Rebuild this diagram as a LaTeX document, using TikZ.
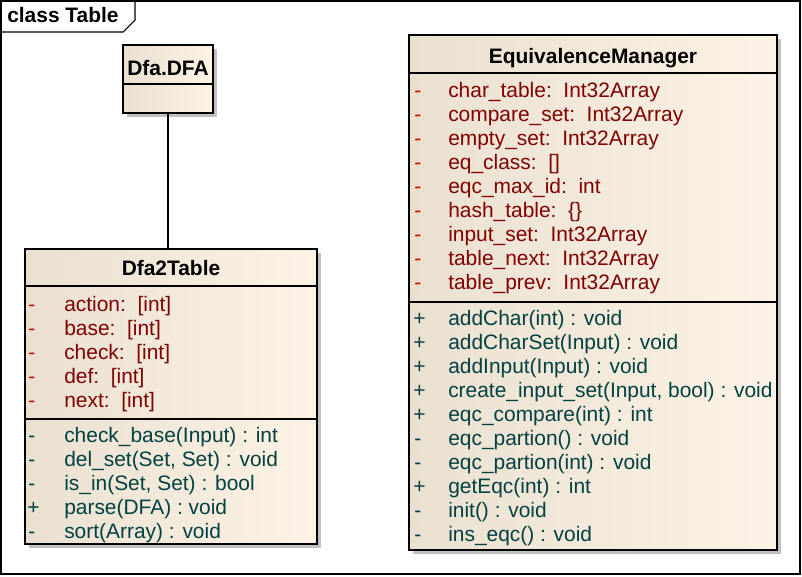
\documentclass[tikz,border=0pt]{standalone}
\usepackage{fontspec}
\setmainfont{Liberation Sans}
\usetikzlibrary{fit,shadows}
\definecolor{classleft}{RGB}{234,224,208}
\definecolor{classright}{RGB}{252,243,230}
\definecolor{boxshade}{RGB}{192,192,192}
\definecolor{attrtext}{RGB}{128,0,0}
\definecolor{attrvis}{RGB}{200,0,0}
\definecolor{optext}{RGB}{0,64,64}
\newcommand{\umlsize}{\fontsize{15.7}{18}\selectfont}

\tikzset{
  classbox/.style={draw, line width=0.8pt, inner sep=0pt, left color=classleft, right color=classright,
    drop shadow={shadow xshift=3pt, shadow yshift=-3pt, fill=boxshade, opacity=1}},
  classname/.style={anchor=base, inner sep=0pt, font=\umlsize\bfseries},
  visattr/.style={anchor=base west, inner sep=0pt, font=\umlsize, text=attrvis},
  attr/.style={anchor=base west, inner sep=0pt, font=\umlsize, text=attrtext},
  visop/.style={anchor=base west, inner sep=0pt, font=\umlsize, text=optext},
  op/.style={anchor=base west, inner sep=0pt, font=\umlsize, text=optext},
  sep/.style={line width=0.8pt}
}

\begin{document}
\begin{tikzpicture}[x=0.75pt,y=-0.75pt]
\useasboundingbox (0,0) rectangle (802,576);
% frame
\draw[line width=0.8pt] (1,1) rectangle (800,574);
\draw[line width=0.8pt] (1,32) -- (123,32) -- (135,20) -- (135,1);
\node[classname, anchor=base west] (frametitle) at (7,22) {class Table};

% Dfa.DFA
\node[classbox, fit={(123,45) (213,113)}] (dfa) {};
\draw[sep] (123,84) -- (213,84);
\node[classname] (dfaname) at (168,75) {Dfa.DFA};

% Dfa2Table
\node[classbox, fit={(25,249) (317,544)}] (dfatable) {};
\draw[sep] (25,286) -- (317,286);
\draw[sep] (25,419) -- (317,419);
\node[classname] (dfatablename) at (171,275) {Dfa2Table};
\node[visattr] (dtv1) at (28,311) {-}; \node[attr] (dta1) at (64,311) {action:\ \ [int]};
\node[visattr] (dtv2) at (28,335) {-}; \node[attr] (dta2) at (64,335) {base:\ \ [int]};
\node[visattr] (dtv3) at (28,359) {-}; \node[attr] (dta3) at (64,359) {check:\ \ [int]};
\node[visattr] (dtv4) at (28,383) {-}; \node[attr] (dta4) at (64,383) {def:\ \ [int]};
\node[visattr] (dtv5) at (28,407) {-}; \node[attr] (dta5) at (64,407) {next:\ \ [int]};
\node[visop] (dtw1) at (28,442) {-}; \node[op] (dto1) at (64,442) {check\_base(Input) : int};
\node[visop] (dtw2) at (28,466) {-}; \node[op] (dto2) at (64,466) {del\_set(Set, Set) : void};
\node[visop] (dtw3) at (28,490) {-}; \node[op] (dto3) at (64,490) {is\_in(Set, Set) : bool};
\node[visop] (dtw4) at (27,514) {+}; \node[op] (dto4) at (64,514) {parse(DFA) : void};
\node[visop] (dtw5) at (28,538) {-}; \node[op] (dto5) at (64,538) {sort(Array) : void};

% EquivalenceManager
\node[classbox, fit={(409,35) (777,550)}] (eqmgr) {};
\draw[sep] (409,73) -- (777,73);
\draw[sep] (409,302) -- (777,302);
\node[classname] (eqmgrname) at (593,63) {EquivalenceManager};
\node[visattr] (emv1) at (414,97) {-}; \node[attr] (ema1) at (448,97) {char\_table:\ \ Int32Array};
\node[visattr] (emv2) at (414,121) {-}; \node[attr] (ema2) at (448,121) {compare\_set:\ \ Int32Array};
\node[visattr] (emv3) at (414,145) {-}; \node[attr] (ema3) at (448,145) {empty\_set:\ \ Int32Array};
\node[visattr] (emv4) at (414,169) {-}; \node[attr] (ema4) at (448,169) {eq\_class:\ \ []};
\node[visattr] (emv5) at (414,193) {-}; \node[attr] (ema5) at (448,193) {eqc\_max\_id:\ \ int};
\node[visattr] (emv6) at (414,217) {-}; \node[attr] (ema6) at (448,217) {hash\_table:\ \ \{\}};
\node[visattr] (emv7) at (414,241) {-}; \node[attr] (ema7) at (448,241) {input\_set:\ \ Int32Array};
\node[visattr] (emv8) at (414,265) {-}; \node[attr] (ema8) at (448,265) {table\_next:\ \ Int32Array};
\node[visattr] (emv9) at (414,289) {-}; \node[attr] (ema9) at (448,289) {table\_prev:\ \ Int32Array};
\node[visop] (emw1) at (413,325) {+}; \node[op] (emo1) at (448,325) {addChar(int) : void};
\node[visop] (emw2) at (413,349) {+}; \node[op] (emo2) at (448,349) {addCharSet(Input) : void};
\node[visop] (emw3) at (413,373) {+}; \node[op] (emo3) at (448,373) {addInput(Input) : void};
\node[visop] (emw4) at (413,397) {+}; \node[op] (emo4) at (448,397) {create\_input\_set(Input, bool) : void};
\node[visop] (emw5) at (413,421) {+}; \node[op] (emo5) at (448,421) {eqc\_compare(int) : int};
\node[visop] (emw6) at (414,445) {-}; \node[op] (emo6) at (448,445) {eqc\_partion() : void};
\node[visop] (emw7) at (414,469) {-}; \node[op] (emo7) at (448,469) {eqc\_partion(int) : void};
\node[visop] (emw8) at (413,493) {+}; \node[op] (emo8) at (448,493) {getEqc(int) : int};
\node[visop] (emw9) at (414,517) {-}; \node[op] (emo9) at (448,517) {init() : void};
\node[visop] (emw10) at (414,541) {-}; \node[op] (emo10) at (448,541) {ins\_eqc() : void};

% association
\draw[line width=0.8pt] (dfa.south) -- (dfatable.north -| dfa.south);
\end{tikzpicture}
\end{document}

★ ★ ★

Repeat the data exactly, dropping every picture it holds.

= TASK OUTPUT =
Rebuild this diagram as a LaTeX document, using TikZ.
\documentclass[tikz,border=0pt]{standalone}
\usepackage{fontspec}
\setmainfont{Liberation Sans}
\usetikzlibrary{fit,shadows}
\definecolor{classleft}{RGB}{234,224,208}
\definecolor{classright}{RGB}{252,243,230}
\definecolor{boxshade}{RGB}{192,192,192}
\definecolor{attrtext}{RGB}{128,0,0}
\definecolor{attrvis}{RGB}{200,0,0}
\definecolor{optext}{RGB}{0,64,64}
\newcommand{\umlsize}{\fontsize{15.7}{18}\selectfont}

\tikzset{
  classbox/.style={draw, line width=0.8pt, inner sep=0pt, left color=classleft, right color=classright,
    drop shadow={shadow xshift=3pt, shadow yshift=-3pt, fill=boxshade, opacity=1}},
  classname/.style={anchor=base, inner sep=0pt, font=\umlsize\bfseries},
  visattr/.style={anchor=base west, inner sep=0pt, font=\umlsize, text=attrvis},
  attr/.style={anchor=base west, inner sep=0pt, font=\umlsize, text=attrtext},
  visop/.style={anchor=base west, inner sep=0pt, font=\umlsize, text=optext},
  op/.style={anchor=base west, inner sep=0pt, font=\umlsize, text=optext},
  sep/.style={line width=0.8pt}
}

\begin{document}
\begin{tikzpicture}[x=0.75pt,y=-0.75pt]
\useasboundingbox (0,0) rectangle (802,576);
% frame
\draw[line width=0.8pt] (1,1) rectangle (800,574);
\draw[line width=0.8pt] (1,32) -- (123,32) -- (135,20) -- (135,1);
\node[classname, anchor=base west] (frametitle) at (7,22) {class Table};

% Dfa.DFA
\node[classbox, fit={(123,45) (213,113)}] (dfa) {};
\draw[sep] (123,84) -- (213,84);
\node[classname] (dfaname) at (168,75) {Dfa.DFA};

% Dfa2Table
\node[classbox, fit={(25,249) (317,544)}] (dfatable) {};
\draw[sep] (25,286) -- (317,286);
\draw[sep] (25,419) -- (317,419);
\node[classname] (dfatablename) at (171,275) {Dfa2Table};
\node[visattr] (dtv1) at (28,311) {-}; \node[attr] (dta1) at (64,311) {action:\ \ [int]};
\node[visattr] (dtv2) at (28,335) {-}; \node[attr] (dta2) at (64,335) {base:\ \ [int]};
\node[visattr] (dtv3) at (28,359) {-}; \node[attr] (dta3) at (64,359) {check:\ \ [int]};
\node[visattr] (dtv4) at (28,383) {-}; \node[attr] (dta4) at (64,383) {def:\ \ [int]};
\node[visattr] (dtv5) at (28,407) {-}; \node[attr] (dta5) at (64,407) {next:\ \ [int]};
\node[visop] (dtw1) at (28,442) {-}; \node[op] (dto1) at (64,442) {check\_base(Input) : int};
\node[visop] (dtw2) at (28,466) {-}; \node[op] (dto2) at (64,466) {del\_set(Set, Set) : void};
\node[visop] (dtw3) at (28,490) {-}; \node[op] (dto3) at (64,490) {is\_in(Set, Set) : bool};
\node[visop] (dtw4) at (27,514) {+}; \node[op] (dto4) at (64,514) {parse(DFA) : void};
\node[visop] (dtw5) at (28,538) {-}; \node[op] (dto5) at (64,538) {sort(Array) : void};

% EquivalenceManager
\node[classbox, fit={(409,35) (777,550)}] (eqmgr) {};
\draw[sep] (409,73) -- (777,73);
\draw[sep] (409,302) -- (777,302);
\node[classname] (eqmgrname) at (593,63) {EquivalenceManager};
\node[visattr] (emv1) at (414,97) {-}; \node[attr] (ema1) at (448,97) {char\_table:\ \ Int32Array};
\node[visattr] (emv2) at (414,121) {-}; \node[attr] (ema2) at (448,121) {compare\_set:\ \ Int32Array};
\node[visattr] (emv3) at (414,145) {-}; \node[attr] (ema3) at (448,145) {empty\_set:\ \ Int32Array};
\node[visattr] (emv4) at (414,169) {-}; \node[attr] (ema4) at (448,169) {eq\_class:\ \ []};
\node[visattr] (emv5) at (414,193) {-}; \node[attr] (ema5) at (448,193) {eqc\_max\_id:\ \ int};
\node[visattr] (emv6) at (414,217) {-}; \node[attr] (ema6) at (448,217) {hash\_table:\ \ \{\}};
\node[visattr] (emv7) at (414,241) {-}; \node[attr] (ema7) at (448,241) {input\_set:\ \ Int32Array};
\node[visattr] (emv8) at (414,265) {-}; \node[attr] (ema8) at (448,265) {table\_next:\ \ Int32Array};
\node[visattr] (emv9) at (414,289) {-}; \node[attr] (ema9) at (448,289) {table\_prev:\ \ Int32Array};
\node[visop] (emw1) at (413,325) {+}; \node[op] (emo1) at (448,325) {addChar(int) : void};
\node[visop] (emw2) at (413,349) {+}; \node[op] (emo2) at (448,349) {addCharSet(Input) : void};
\node[visop] (emw3) at (413,373) {+}; \node[op] (emo3) at (448,373) {addInput(Input) : void};
\node[visop] (emw4) at (413,397) {+}; \node[op] (emo4) at (448,397) {create\_input\_set(Input, bool) : void};
\node[visop] (emw5) at (413,421) {+}; \node[op] (emo5) at (448,421) {eqc\_compare(int) : int};
\node[visop] (emw6) at (414,445) {-}; \node[op] (emo6) at (448,445) {eqc\_partion() : void};
\node[visop] (emw7) at (414,469) {-}; \node[op] (emo7) at (448,469) {eqc\_partion(int) : void};
\node[visop] (emw8) at (413,493) {+}; \node[op] (emo8) at (448,493) {getEqc(int) : int};
\node[visop] (emw9) at (414,517) {-}; \node[op] (emo9) at (448,517) {init() : void};
\node[visop] (emw10) at (414,541) {-}; \node[op] (emo10) at (448,541) {ins\_eqc() : void};

% association
\draw[line width=0.8pt] (dfa.south) -- (dfatable.north -| dfa.south);
\end{tikzpicture}
\end{document}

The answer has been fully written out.